Sulaco ‘Build And Burn’ LP/DD 2011

Sulaco 'Build And Burn' LP/DD 2011Hey, does anyone else remember Sulaco, ’cause it’s been a while. If, like me, you thought they were another casualty of the propensity for technically inclined bands to implode after a few short years, then think again mister!

Their last record may have been in 2006 – Tearing Through The Roots, on Willowtip – but it ain’t like mainman Erik Burke hasn’t been busier than a one-armed bassplayer, nuh-uh. Since that last record, Burke has been the guitarist for the reactivated Brutal Truth – a role he has filled with aplomb, verve and a bucketload of pinched harmonics – joined BT bass-behemoth Danny Lilker onstage as lead guitarist for the similarly reformed, but not as prolific, Nuclear Assault, and all the while juggled Sulaco and a variety of other projects. Phew, I’m exhausted just thinking about all of that activity!

So here we find ourselves looking at a new Sulaco record, some eight years after their debut Relapse EP of 2003, and let me tell you, it’s good to have ’em back – crazier, tighter, punchier and more punishing than ever.

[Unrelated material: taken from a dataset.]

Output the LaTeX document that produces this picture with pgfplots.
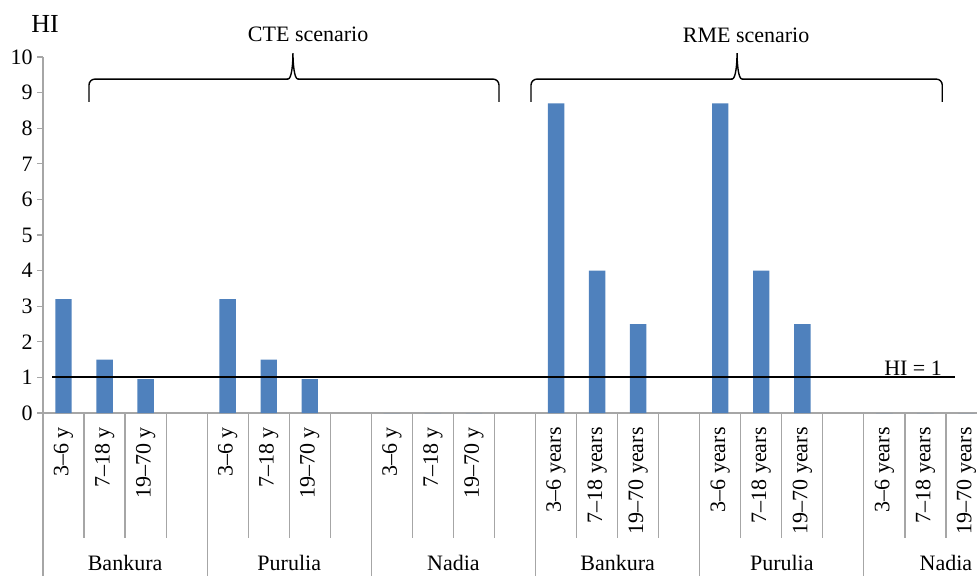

One of those bands that are hard to pin down, stylistically, to my ears Sulaco err toward the techier end of Noiserock/Noisecore – think, a sharper Deadguy on a progressive bender, or a more brutal take on Drowningman. Sure they have elements of grind and death metal in there, but only fleetingly – very few full-on gravity blasts or cookie monster growls here, only wonky, skronky avant-progressive hardcore-inflected nastiness.

Opening salvo ‘The Approach’ comes in at an angle, keeping things firmly off-kilter but vicious with it, and sets the pattern for the whole record – utterly pummelling double-bass drumming from thunder-machine Chris Golding that just never lets up, a warping latticework of grinding guitar skronk and Burke’s latter day-Luc LeMay yowling vocal laying claim to their territory from the get-go.

The two-man axe-tag-team of Burke and (relative) new boy Brian Mason mesh and fly apart like a finely honed machine, and Lon Hackett performs the unenviable task of grounding things with bass like it really ain’t no thing. These guys just fucking KILL IT.

‘Build And Burn’ itself is a violently propulsive monster, seething with menace, barely suppressed rage, and a killer twin-axe middle eight section, ‘Make A Move’ judders in on a lopsided discordant groove before letting loose all hell with a seriously intense set of riffage that lurches around sickeningly between wooziness and intense drilling, and ‘Dingy Metropolis’ is chock-full of intensely progressive power-moves and chunky guitars. Hell, there’s even the trace of a melody in there, albeit a mangled, twisted one.

Personal standout track ‘It’s Over Johnny’ segues from a Die Kreuzen-esque opening passage, into a series of seriously intense tremolo-picked passage, out into a multi-guitar pile-up of warped notes ,that warps into a drifting harmonised reverie and finally resolves itself back where it started again. A spaghetti junction of music, made doubly visceral by Golding’s one-two punch double-bass punishment. Burke howls himself hoarse over here, coming off as more than a little reminiscent of Playing Enemy’s Demian Johnston, which is high praise indeed.

The guitar pile-up continues through into, and finds its zenith in, ‘Corridor’, an utter headfuck of a track that has more opposing meters in it than I’ve had doughnuts yet still manages to make sense, well, to me, and brutalise the ear’oles. Genius.

Closing ripper ‘On The Fence’ pulls in strands from everything that has gone before and pushes them into warp-drive. Brutal riffage shatters into a million pieces, drums batter and twist, bass clanks and thunks and Burke near busts a gut. When its finally over, the silence is deafening and jarring.

A yowling, thundering, skronking, thunking multi-levelled pile-up of a record, Build And Burn is very much the kind of complex avant-fuckery that I dig muchly. Sure, it’s not for everyone – a lot of folks will just end up bewildered and with a skull-splitting migraine – but if you like it in-your-face, genuinely progressive, unrelenting and fierce you’ll find much here to dig your teeth into.

Now for fucks sake don’t leave it another five years between albums boys, okay?